De acordo com João Pacheco de Oliveira, no texto “Muita terra para pouco índio? Uma introdução (crítica) ao indigenismo e à atualização do preconceito”, o problema em torno da temática do índio no Brasil não decorre do índio propriamente dito nem da sua existência tampouco, mas, sim, do homem branco. Isso acontece pelo antagonismo que este sempre exerceu em relação aos povos originários. Para o autor, o relacionamento entre brancos e índios deve ser controlado pelo Estado. Nesse sentido, em 1910 foi criado o órgão indigenista chamado Serviço de Proteção aos Índios (SPI), posteriormente substituído pela Fundação Nacional do Índio (FUNAI). Tidos como os “primeiros brasileiros”, os índios eram considerados os guardiões das fronteiras do território nacional. Dessa forma, mudou-se, ao longo dos anos, a forma de se pensar o problema indígena, indo além da expressão demográfica no contexto brasileiro e se estendendo ainda para áreas outras, como fundiárias, energéticas, minerais, ambientais, de crescimento econômico, de políticas migratórias, de relações internacionais e de questões estratégicas.

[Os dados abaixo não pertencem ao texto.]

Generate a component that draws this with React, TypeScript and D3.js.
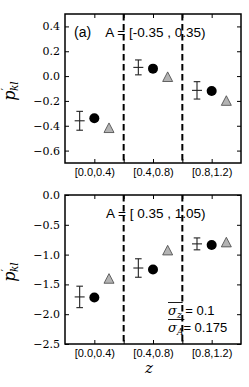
import React, { useEffect, useRef } from "react";
import * as d3 from "d3";

const groups = ["[0.0,0.4)", "[0.4,0.8)", "[0.8,1.2)"];
const groupCenters = [0.2, 0.6, 1.0];
const binEdges = [0.4, 0.8];
const xTicks = [0.2, 0.4, 0.6, 0.8, 1.0];

// top panel, A = [-0.35, 0.35)
const obsTop = [-0.36, 0.07, -0.115];
const errTop = [0.076, 0.06, 0.07];
const circleTop = [-0.34, 0.06, -0.12];
const triangleTop = [-0.416, -0.005, -0.197];
const yTicksTop = [0.4, 0.2, 0.0, -0.2, -0.4, -0.6];

// bottom panel, A = [0.35, 1.05)
const obsBottom = [-1.71, -1.225, -0.82];
const errBottom = [0.18, 0.155, 0.1];
const circleBottom = [-1.72, -1.25, -0.84];
const triangleBottom = [-1.4, -0.925, -0.79];
const yTicksBottom = [0.0, -0.5, -1.0, -1.5, -2.0, -2.5];

const W = 249;
const H = 387;
const left = 65;
const right = 241;
const panelH = 149;
const sans = "Liberation Sans, Arial, sans-serif";
const serif = "DejaVu Serif, serif";

export default function App() {
  const ref = useRef<SVGSVGElement>(null);

  useEffect(() => {
    const svg = d3.select(ref.current);
    svg.selectAll("*").remove();

    const x = d3.scaleLinear().domain([0, 1.2]).range([left, right]);
    const fmt = d3.format(".1f");

    function panel(
      top: number,
      domain: [number, number],
      yTicks: number[],
      obs: number[],
      err: number[],
      circ: number[],
      tri: number[],
      label: string,
      tag: string | null
    ) {
      const y = d3.scaleLinear().domain(domain).range([top + panelH, top]);
      const g = svg.append("g");

      // dashed bin boundaries
      g.selectAll("line.edge")
        .data(binEdges)
        .enter()
        .append("line")
        .attr("x1", (d) => x(d))
        .attr("x2", (d) => x(d))
        .attr("y1", top)
        .attr("y2", top + panelH)
        .attr("stroke", "#000")
        .attr("stroke-width", 2)
        .attr("stroke-dasharray", "6.5,3.5");

      // axes, ticks pointing inward
      const yl = g
        .append("g")
        .attr("transform", `translate(${left},0)`)
        .call(
          d3
            .axisLeft(y)
            .tickValues(yTicks)
            .tickSizeInner(-4)
            .tickSizeOuter(0)
            .tickPadding(5)
            .tickFormat((d) => fmt(d as number))
        );
      yl.attr("font-family", serif).attr("font-size", 11);
      yl.selectAll("text").attr("fill", "#000");
      g.append("g")
        .attr("transform", `translate(${right},0)`)
        .call(
          d3
            .axisRight(y)
            .tickValues(yTicks)
            .tickSizeInner(-4)
            .tickSizeOuter(0)
            .tickFormat(() => "")
        );
      const xb = g
        .append("g")
        .attr("transform", `translate(0,${top + panelH})`)
        .call(
          d3
            .axisBottom(x)
            .tickValues(xTicks)
            .tickSizeInner(-4)
            .tickSizeOuter(0)
            .tickPadding(5)
            .tickFormat((d) => {
              const i = groupCenters.indexOf(d as number);
              return i >= 0 ? groups[i] : "";
            })
        );
      xb.attr("font-family", sans).attr("font-size", 11);
      xb.selectAll("text").attr("fill", "#000");
      g.append("g")
        .attr("transform", `translate(0,${top})`)
        .call(
          d3
            .axisTop(x)
            .tickValues(xTicks)
            .tickSizeInner(-4)
            .tickSizeOuter(0)
            .tickFormat(() => "")
        );
      g.selectAll(".domain").remove();
      g.selectAll(".tick line").attr("stroke", "#000").attr("stroke-width", 1);

      // frame
      g.append("rect")
        .attr("x", left)
        .attr("y", top)
        .attr("width", right - left)
        .attr("height", panelH)
        .attr("fill", "none")
        .attr("stroke", "#000")
        .attr("stroke-width", 1.5);

      // error bars
      const ex = (i: number) => x(groupCenters[i] - 0.1);
      const eb = g
        .selectAll("g.eb")
        .data(obs)
        .enter()
        .append("g")
        .attr("stroke", "#222")
        .attr("stroke-width", 1.1);
      eb.append("line")
        .attr("x1", (d, i) => ex(i))
        .attr("x2", (d, i) => ex(i))
        .attr("y1", (d, i) => y(d + err[i]))
        .attr("y2", (d, i) => y(d - err[i]));
      eb.append("line")
        .attr("x1", (d, i) => ex(i) - 3.3)
        .attr("x2", (d, i) => ex(i) + 3.3)
        .attr("y1", (d, i) => y(d + err[i]))
        .attr("y2", (d, i) => y(d + err[i]));
      eb.append("line")
        .attr("x1", (d, i) => ex(i) - 3.3)
        .attr("x2", (d, i) => ex(i) + 3.3)
        .attr("y1", (d, i) => y(d - err[i]))
        .attr("y2", (d, i) => y(d - err[i]));
      eb.append("line")
        .attr("x1", (d, i) => ex(i) - 5)
        .attr("x2", (d, i) => ex(i) + 5)
        .attr("y1", (d) => y(d))
        .attr("y2", (d) => y(d));

      // circles
      g.selectAll("circle.m")
        .data(circ)
        .enter()
        .append("circle")
        .attr("cx", (d, i) => x(groupCenters[i]))
        .attr("cy", (d) => y(d))
        .attr("r", 5)
        .attr("fill", "#000");

      // triangles
      g.selectAll("path.t")
        .data(tri)
        .enter()
        .append("path")
        .attr("d", "M0,-4.8L5,4.8L-5,4.8Z")
        .attr("transform", (d, i) => `translate(${x(groupCenters[i] + 0.1)},${y(d)})`)
        .attr("fill", "#b3b3b3")
        .attr("stroke", "#444")
        .attr("stroke-width", 0.8);

      // annotations
      if (tag) {
        g.append("text")
          .attr("x", 74)
          .attr("y", top + 23)
          .attr("font-family", sans)
          .attr("font-size", 14)
          .text(tag);
      }
      g.append("text")
        .attr("x", 205.5)
        .attr("y", top + 23)
        .attr("text-anchor", "end")
        .attr("font-family", sans)
        .attr("font-size", 13.5)
        .text(label);

      // y label p'_kl
      const lab = g
        .append("text")
        .attr("transform", `translate(15,${top + 77}) rotate(-90)`)
        .attr("text-anchor", "middle")
        .attr("font-family", serif)
        .attr("font-style", "italic")
        .attr("font-size", 16);
      lab.append("tspan").text("p");
      lab.append("tspan")
        .attr("font-style", "normal")
        .attr("font-size", 11)
        .attr("dy", -6)
        .text("′");
      lab.append("tspan")
        .attr("font-size", 10.5)
        .attr("dx", -3)
        .attr("dy", 9)
        .text("kl");
    }

    panel(14, [-0.7, 0.5], yTicksTop, obsTop, errTop, circleTop, triangleTop, "A = [-0.35 , 0.35)", "(a)");
    panel(195, [-2.5, 0], yTicksBottom, obsBottom, errBottom, circleBottom, triangleBottom, "A = [ 0.35 , 1.05)", null);

    // sigma annotation
    const sig = [
      { sub: "z", rest: " = 0.1", base: 315 },
      { sub: "A", rest: "= 0.175", base: 332 },
    ];
    sig.forEach((s) => {
      const t = svg
        .append("text")
        .attr("x", 168)
        .attr("y", s.base)
        .attr("font-size", 13);
      t.append("tspan")
        .attr("font-family", serif)
        .attr("font-style", "italic")
        .text("σ");
      t.append("tspan")
        .attr("font-family", serif)
        .attr("font-style", "italic")
        .attr("font-size", 9)
        .attr("dy", 3)
        .text(s.sub);
      const sw = (t.node() as SVGTextElement).getComputedTextLength();
      t.append("tspan")
        .attr("font-family", sans)
        .attr("dy", -3)
        .text(s.rest);
      svg
        .append("line")
        .attr("x1", 168)
        .attr("x2", 168 + sw + 1)
        .attr("y1", s.base - 12.5)
        .attr("y2", s.base - 12.5)
        .attr("stroke", "#000")
        .attr("stroke-width", 0.9);
    });

    // x label
    svg
      .append("text")
      .attr("x", 149)
      .attr("y", 373)
      .attr("text-anchor", "middle")
      .attr("font-family", serif)
      .attr("font-style", "italic")
      .attr("font-size", 15)
      .text("z");
  });

  return (
    <svg
      ref={ref}
      width={W}
      height={H}
      style={{ position: "absolute", left: 0, top: 0, background: "#fff" }}
    />
  );
}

Apesar do estabelecimento de um órgão que em tese funcionaria em favor dos índios, tem-se que, na verdade, o órgão era sobre o índio e não para o índio. Ou seja, o SPI acabava cumprindo a função ideológica de servir como instrumento de uma política de ocupação das fronteiras e daquilo que era conhecido como vazios interiores. Nesse sentido, buscava-se a nacionalização da figura do índio para, em consonância com o funcionário-indigenista, o qual muitas vezes era representado por um militar, promoveria o desenvolvimento dos interesses nacionais. Dessa forma, a intenção não era, por exemplo, conservar os povos indígenas e protegê-los da invasão e da violência.

O regime de tutelagem, destacado pelo autor, por outro lado, ainda contribui negativamente para a vulnerabilidade do povo em questão. Na época do período colonial, por exemplo, os aldeamentos representavam algo característico do processo de Conquista por parte dos portugueses na expansão além mar e, sob administração e supervisão dos missionários, os índios acabavam sendo transformados em súditos cristãos e meramente úteis aos propósitos dos colonizadores. Nesse sentido, a questão da tutela foi um fator que interveio fortemente na definição do destino nacional – numa clara menção à ideia discutida por Darcy Ribeiro -, sobretudo se considerarmos que aos tutelados eram relegados menos direitos embora lhes fosse designado também o trabalho compulsório e, não obstante, a necessidade de adequação sociocultural à colonização portuguesa.

REFERÊNCIAS 

RIBEIRO, Darcy. O povo brasileiro: a formação e o sentido do Brasil. São Paulo: Companhia das Letras, 2006.
MUNANGA, Kabengele. Rediscutindo a mestiçagem no Brasil: Identidade nacional versus identidade negra. Petrópolis, RJ: Vozes, 1999.